* _GIVEN INSTRUCTION_: Print exactly what lies from the line with "Give me the matplotlib source for this chart." down to the line with "SMALL_X = [0.736, 0.236]", counting both of those lines, but not the pictures.

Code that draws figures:
..............................

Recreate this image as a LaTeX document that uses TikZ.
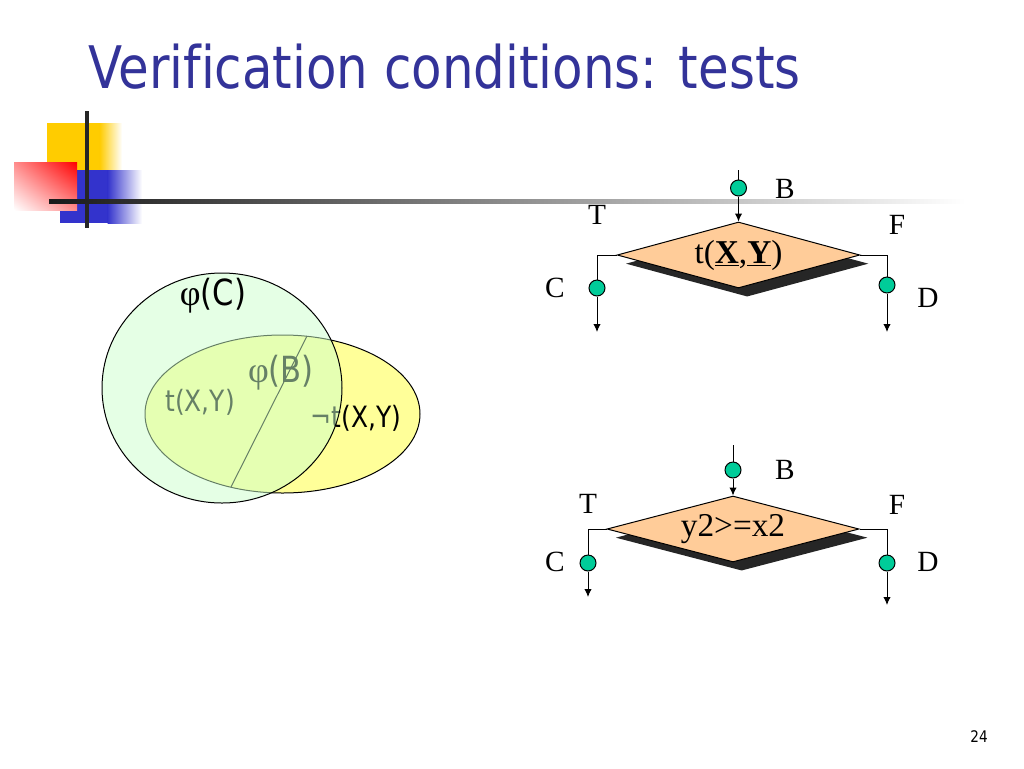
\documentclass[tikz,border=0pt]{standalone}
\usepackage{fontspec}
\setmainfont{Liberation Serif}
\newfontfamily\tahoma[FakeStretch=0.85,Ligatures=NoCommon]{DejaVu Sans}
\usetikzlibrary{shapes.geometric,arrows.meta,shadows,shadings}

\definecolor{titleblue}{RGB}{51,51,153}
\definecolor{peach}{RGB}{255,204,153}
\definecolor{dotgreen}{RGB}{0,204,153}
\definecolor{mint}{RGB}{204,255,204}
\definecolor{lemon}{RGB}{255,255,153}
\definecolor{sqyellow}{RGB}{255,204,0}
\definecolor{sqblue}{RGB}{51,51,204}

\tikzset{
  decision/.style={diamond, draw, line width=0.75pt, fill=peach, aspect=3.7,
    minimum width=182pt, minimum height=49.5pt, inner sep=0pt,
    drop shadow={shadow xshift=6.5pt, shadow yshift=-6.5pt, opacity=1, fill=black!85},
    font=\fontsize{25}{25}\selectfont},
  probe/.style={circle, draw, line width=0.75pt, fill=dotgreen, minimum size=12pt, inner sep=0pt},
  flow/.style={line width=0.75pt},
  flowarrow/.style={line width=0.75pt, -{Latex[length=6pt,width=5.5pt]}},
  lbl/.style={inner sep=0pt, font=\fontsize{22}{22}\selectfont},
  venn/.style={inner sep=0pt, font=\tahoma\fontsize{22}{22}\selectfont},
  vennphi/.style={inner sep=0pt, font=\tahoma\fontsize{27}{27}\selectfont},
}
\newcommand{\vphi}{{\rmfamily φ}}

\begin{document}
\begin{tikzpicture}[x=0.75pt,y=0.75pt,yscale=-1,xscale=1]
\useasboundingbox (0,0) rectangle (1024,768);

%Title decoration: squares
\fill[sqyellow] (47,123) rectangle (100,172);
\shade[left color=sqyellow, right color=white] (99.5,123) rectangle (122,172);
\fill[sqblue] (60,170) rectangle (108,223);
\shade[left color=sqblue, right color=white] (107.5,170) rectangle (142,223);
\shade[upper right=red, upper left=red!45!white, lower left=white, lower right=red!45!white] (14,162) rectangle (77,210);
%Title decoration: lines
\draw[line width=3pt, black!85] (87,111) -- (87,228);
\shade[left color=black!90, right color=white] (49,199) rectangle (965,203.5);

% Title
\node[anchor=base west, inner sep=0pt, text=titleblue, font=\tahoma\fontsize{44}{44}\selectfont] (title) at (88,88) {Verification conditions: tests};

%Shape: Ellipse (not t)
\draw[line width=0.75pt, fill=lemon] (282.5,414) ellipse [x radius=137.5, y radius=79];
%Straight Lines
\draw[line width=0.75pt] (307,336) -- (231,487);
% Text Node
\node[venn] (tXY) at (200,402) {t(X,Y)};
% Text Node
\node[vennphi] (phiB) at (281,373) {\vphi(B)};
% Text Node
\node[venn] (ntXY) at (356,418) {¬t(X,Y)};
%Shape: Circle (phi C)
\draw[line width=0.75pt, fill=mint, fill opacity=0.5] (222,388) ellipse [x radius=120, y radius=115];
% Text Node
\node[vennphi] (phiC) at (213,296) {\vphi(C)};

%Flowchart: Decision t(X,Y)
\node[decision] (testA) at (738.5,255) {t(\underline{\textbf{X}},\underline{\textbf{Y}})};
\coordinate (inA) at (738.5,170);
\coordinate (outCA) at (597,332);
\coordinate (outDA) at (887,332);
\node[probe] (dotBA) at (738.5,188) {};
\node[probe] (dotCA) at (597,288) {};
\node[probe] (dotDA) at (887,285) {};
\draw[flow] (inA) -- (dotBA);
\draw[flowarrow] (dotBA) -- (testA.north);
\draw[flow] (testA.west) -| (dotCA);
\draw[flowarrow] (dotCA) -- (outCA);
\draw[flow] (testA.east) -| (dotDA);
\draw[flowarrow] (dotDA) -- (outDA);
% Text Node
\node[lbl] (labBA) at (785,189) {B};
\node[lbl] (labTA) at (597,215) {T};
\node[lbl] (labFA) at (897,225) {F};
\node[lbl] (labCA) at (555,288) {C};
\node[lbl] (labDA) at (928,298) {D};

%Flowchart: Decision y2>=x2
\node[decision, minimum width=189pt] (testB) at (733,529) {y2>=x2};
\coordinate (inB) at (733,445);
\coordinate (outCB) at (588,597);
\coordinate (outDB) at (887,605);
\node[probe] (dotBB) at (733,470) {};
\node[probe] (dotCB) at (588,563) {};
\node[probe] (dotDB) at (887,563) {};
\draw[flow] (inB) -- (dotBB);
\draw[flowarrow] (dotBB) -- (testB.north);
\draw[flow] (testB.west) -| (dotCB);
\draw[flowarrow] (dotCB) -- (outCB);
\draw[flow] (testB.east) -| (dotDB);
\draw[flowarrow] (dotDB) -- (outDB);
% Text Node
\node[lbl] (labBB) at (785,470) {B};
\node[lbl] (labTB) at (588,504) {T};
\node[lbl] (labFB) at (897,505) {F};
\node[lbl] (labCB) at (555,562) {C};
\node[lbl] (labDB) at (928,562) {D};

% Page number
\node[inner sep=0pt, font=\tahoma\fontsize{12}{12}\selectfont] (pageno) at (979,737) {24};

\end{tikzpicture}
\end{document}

..............................

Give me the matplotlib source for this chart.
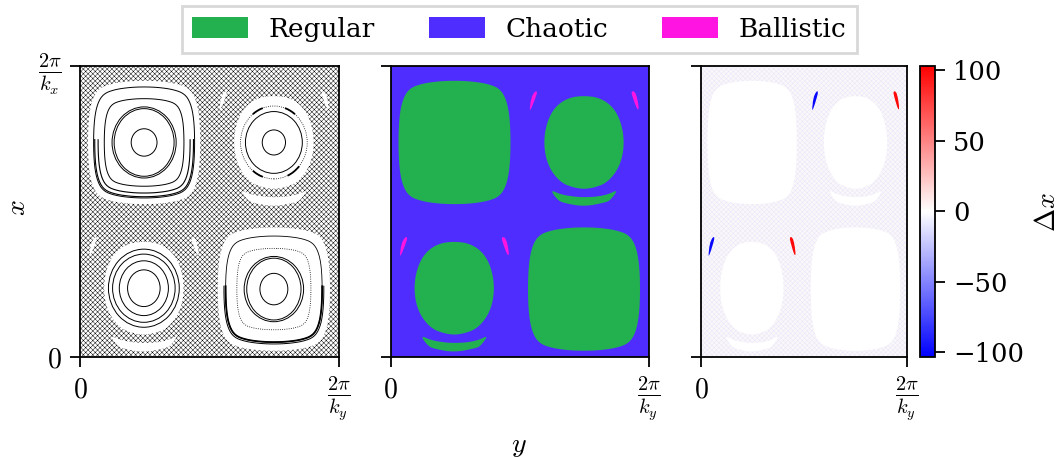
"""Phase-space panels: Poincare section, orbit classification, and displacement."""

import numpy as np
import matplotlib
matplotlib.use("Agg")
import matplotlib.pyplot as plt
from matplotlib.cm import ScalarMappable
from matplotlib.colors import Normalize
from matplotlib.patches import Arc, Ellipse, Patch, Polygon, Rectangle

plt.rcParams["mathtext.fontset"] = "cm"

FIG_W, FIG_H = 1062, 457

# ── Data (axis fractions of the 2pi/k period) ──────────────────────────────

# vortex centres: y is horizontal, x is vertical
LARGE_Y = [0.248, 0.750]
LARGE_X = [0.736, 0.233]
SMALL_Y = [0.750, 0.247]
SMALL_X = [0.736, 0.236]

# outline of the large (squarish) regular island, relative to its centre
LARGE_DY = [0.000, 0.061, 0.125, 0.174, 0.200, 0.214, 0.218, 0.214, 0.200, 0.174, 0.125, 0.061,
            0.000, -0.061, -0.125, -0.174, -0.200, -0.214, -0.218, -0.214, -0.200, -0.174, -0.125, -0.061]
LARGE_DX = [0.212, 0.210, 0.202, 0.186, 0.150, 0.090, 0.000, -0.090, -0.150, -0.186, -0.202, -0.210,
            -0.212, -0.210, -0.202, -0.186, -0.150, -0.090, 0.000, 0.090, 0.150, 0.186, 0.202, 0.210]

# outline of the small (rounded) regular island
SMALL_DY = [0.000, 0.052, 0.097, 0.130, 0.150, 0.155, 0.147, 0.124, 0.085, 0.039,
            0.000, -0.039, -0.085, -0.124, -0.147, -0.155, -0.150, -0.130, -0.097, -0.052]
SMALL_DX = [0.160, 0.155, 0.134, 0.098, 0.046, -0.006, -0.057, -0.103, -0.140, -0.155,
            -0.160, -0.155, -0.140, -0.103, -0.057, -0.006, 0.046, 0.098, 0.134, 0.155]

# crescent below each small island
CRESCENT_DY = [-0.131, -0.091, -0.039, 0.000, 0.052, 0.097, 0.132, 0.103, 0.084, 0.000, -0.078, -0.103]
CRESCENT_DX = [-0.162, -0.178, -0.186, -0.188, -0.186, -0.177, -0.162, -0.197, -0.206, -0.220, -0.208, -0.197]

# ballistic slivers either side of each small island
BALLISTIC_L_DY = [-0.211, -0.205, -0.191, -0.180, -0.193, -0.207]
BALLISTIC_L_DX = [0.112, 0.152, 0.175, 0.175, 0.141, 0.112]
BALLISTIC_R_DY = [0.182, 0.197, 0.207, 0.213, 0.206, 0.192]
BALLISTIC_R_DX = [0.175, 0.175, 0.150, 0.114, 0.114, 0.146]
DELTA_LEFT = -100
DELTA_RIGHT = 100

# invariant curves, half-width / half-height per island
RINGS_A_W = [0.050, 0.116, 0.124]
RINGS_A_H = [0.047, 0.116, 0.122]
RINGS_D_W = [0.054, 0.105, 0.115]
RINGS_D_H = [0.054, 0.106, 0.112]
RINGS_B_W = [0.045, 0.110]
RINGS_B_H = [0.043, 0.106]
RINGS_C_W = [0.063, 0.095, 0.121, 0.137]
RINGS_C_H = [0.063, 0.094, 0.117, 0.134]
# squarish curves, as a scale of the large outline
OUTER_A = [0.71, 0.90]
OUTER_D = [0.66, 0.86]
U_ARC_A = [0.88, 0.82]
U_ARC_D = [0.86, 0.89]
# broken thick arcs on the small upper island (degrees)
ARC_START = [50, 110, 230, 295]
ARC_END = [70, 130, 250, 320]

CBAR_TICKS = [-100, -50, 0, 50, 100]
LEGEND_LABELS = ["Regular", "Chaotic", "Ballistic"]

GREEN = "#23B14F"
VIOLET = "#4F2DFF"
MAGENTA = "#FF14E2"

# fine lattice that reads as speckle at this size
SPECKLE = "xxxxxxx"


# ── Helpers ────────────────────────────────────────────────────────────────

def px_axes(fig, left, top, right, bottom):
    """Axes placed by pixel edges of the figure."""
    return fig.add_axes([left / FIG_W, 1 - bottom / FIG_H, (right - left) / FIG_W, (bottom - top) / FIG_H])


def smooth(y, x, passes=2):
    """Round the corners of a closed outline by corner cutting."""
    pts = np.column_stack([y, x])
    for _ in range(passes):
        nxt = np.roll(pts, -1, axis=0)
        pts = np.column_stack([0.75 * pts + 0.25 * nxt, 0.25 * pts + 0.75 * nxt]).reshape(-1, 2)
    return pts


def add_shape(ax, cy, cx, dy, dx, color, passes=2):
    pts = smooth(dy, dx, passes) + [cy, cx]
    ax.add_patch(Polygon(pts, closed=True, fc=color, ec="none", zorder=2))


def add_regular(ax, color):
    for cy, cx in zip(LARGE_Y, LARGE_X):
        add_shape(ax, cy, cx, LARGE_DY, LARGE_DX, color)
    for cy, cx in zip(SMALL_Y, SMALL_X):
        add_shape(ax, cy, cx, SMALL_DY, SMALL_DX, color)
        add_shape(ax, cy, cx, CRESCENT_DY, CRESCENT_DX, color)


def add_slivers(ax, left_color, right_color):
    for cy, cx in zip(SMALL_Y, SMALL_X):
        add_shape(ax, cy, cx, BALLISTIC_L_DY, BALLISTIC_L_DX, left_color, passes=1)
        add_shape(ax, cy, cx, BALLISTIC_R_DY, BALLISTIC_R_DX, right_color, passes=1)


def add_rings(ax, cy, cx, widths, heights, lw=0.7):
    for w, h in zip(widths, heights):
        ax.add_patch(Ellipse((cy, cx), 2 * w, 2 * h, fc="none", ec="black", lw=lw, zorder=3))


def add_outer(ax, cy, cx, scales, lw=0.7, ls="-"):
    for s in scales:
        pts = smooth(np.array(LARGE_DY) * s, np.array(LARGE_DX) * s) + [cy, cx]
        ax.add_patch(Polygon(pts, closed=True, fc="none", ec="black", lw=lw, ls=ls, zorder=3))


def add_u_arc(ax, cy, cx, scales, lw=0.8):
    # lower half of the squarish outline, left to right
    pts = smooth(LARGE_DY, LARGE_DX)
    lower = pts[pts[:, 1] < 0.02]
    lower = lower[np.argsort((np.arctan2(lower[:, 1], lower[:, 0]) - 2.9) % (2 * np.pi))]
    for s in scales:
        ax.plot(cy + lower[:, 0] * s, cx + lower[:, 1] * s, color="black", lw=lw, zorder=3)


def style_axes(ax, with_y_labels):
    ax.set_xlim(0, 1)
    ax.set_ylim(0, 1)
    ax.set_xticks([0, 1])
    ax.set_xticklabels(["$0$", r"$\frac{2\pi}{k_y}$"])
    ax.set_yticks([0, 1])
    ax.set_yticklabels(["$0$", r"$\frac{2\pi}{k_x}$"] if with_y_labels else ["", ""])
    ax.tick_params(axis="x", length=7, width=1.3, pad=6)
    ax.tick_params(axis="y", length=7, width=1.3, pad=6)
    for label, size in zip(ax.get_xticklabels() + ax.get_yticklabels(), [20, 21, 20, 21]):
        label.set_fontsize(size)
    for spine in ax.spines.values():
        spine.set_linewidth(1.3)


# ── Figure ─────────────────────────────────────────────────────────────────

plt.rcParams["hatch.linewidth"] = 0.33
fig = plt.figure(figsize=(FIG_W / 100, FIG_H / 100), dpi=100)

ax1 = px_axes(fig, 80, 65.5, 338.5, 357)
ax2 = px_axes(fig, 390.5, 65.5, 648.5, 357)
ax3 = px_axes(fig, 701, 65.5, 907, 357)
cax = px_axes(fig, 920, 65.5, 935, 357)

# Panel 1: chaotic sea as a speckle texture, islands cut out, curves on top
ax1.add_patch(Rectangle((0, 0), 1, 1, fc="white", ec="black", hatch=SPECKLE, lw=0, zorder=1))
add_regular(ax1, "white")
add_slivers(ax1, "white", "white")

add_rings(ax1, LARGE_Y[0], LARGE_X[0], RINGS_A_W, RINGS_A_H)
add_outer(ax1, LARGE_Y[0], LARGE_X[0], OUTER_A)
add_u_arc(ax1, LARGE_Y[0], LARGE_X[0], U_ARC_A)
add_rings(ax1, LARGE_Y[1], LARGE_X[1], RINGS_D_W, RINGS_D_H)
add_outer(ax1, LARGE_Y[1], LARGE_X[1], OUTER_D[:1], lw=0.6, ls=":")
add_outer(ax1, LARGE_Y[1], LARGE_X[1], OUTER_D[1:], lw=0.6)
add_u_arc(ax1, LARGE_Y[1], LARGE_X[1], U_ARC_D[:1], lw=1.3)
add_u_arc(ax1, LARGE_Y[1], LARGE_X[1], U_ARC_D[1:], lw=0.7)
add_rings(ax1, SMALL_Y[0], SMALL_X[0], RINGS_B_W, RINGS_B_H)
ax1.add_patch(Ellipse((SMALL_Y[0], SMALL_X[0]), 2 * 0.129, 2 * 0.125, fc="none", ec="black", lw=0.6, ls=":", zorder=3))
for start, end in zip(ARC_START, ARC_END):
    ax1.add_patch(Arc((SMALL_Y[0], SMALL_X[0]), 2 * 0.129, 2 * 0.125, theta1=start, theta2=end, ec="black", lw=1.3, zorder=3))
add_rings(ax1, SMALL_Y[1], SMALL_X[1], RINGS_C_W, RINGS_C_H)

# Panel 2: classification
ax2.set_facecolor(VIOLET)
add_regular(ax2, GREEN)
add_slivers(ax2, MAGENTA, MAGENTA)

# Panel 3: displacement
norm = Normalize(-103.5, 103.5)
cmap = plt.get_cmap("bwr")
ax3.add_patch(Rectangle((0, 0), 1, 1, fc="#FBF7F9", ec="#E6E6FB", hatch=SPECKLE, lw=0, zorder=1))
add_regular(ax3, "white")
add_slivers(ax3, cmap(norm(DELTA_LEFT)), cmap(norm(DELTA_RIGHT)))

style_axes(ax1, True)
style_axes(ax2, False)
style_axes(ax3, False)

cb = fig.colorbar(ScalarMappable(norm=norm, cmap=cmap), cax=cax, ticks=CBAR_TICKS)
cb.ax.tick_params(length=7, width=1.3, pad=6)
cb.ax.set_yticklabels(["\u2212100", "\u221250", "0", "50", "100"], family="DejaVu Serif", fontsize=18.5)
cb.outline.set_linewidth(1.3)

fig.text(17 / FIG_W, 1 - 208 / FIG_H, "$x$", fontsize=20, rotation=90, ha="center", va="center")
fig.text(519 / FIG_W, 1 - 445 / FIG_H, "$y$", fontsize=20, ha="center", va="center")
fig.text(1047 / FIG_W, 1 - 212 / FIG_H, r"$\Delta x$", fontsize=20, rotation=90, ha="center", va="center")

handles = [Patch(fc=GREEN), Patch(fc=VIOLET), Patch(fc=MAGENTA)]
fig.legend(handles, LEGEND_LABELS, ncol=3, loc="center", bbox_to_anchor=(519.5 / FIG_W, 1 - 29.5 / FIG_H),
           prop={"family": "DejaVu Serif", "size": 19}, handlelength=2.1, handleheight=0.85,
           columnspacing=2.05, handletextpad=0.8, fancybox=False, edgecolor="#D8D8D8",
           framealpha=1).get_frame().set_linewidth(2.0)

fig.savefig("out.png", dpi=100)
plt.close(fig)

..............................

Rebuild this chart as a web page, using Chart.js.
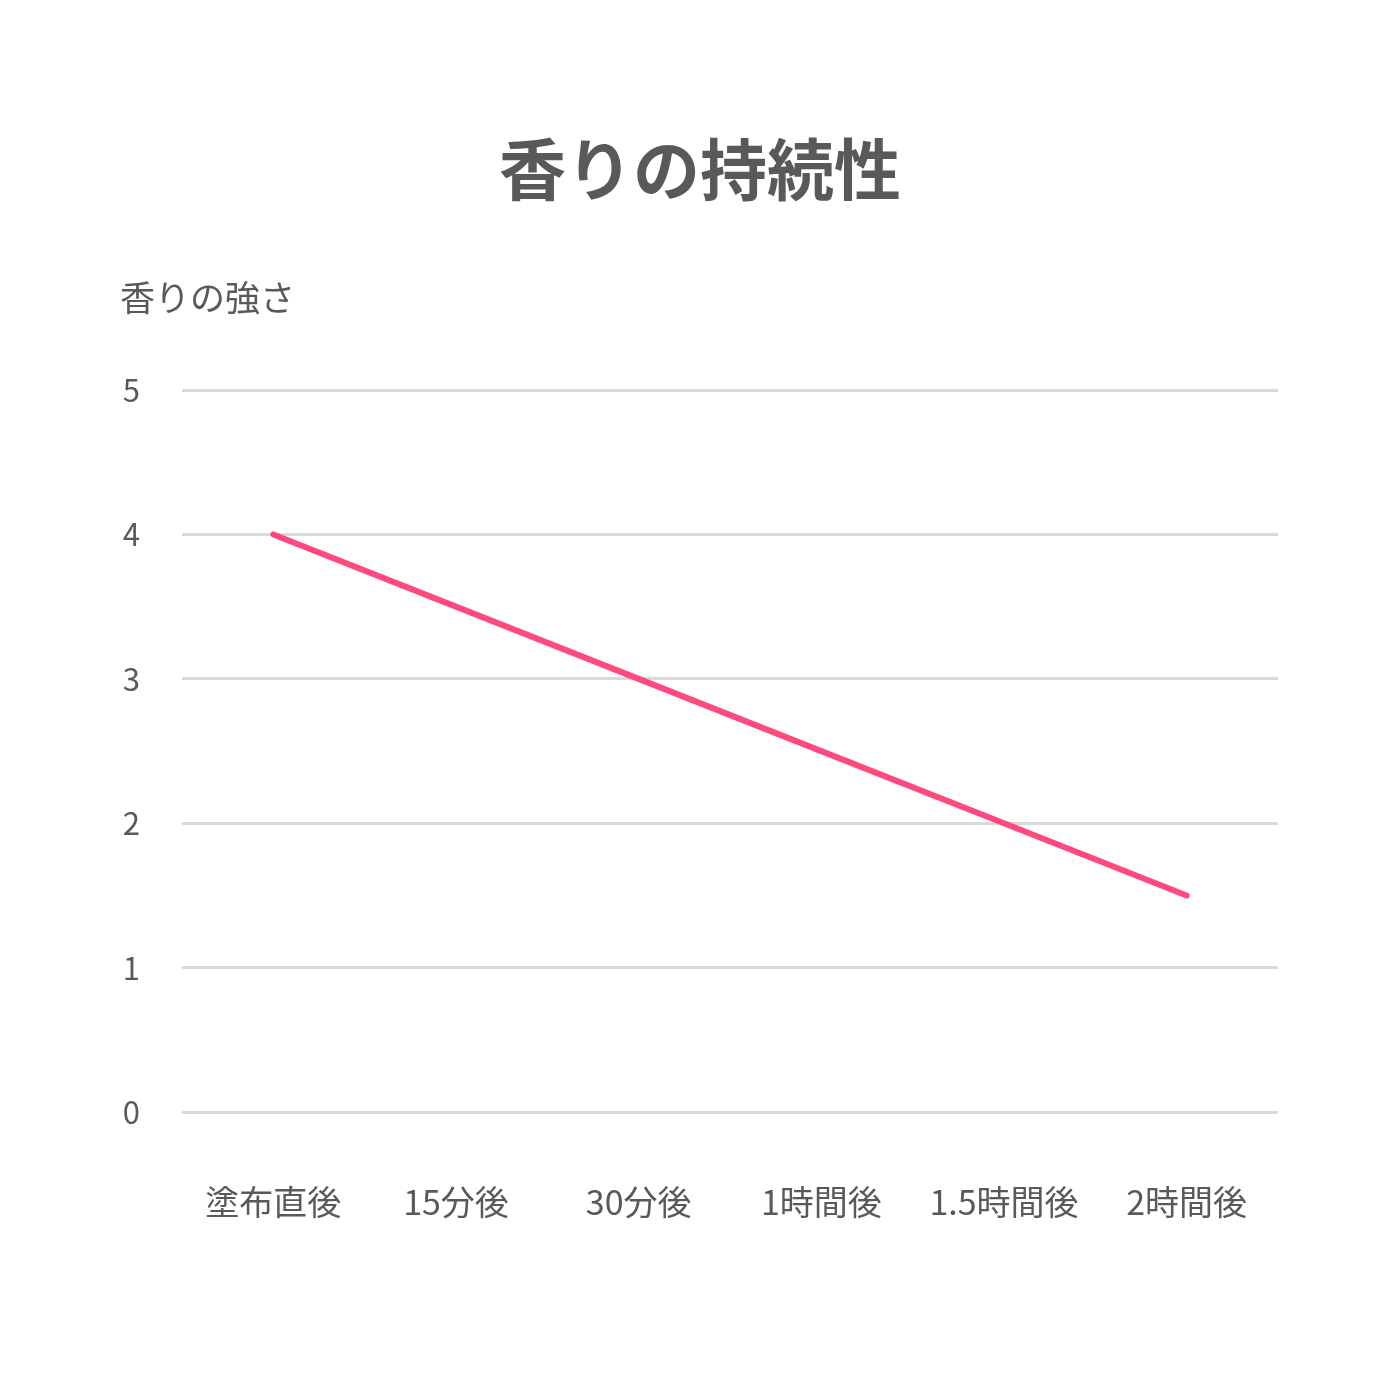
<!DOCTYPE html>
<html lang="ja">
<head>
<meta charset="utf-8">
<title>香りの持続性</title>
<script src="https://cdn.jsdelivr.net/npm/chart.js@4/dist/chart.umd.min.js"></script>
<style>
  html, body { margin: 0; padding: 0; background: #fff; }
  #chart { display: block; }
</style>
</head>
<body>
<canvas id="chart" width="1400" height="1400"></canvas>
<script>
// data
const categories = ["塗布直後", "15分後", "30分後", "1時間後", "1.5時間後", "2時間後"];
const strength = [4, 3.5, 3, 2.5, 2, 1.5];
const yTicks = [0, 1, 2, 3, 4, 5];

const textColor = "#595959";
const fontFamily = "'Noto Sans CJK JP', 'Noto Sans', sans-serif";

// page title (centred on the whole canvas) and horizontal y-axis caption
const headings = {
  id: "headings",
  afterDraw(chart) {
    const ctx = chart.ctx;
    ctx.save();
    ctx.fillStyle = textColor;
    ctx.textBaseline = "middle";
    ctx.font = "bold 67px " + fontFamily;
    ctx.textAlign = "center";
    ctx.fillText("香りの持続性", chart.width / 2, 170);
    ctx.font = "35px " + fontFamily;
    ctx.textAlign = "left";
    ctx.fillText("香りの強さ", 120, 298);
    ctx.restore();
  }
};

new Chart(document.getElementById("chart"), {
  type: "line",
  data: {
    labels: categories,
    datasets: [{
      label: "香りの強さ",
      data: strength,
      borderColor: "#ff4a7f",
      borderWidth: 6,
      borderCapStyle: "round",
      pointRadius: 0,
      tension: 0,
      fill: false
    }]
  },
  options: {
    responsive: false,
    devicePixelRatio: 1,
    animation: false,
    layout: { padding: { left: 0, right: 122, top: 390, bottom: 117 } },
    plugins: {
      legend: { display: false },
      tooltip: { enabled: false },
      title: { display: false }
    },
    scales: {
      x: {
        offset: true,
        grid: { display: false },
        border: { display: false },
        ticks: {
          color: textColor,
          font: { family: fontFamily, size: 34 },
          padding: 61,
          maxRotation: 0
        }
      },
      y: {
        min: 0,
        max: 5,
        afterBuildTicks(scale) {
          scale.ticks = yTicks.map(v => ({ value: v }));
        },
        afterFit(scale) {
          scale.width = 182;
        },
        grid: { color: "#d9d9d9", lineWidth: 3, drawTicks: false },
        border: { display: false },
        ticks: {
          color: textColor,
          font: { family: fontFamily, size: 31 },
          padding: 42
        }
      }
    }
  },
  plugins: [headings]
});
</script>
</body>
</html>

..............................

* _RIGHT ANSWER_:
Give me the matplotlib source for this chart.
"""Phase-space panels: Poincare section, orbit classification, and displacement."""

import numpy as np
import matplotlib
matplotlib.use("Agg")
import matplotlib.pyplot as plt
from matplotlib.cm import ScalarMappable
from matplotlib.colors import Normalize
from matplotlib.patches import Arc, Ellipse, Patch, Polygon, Rectangle

plt.rcParams["mathtext.fontset"] = "cm"

FIG_W, FIG_H = 1062, 457

# ── Data (axis fractions of the 2pi/k period) ──────────────────────────────

# vortex centres: y is horizontal, x is vertical
LARGE_Y = [0.248, 0.750]
LARGE_X = [0.736, 0.233]
SMALL_Y = [0.750, 0.247]
SMALL_X = [0.736, 0.236]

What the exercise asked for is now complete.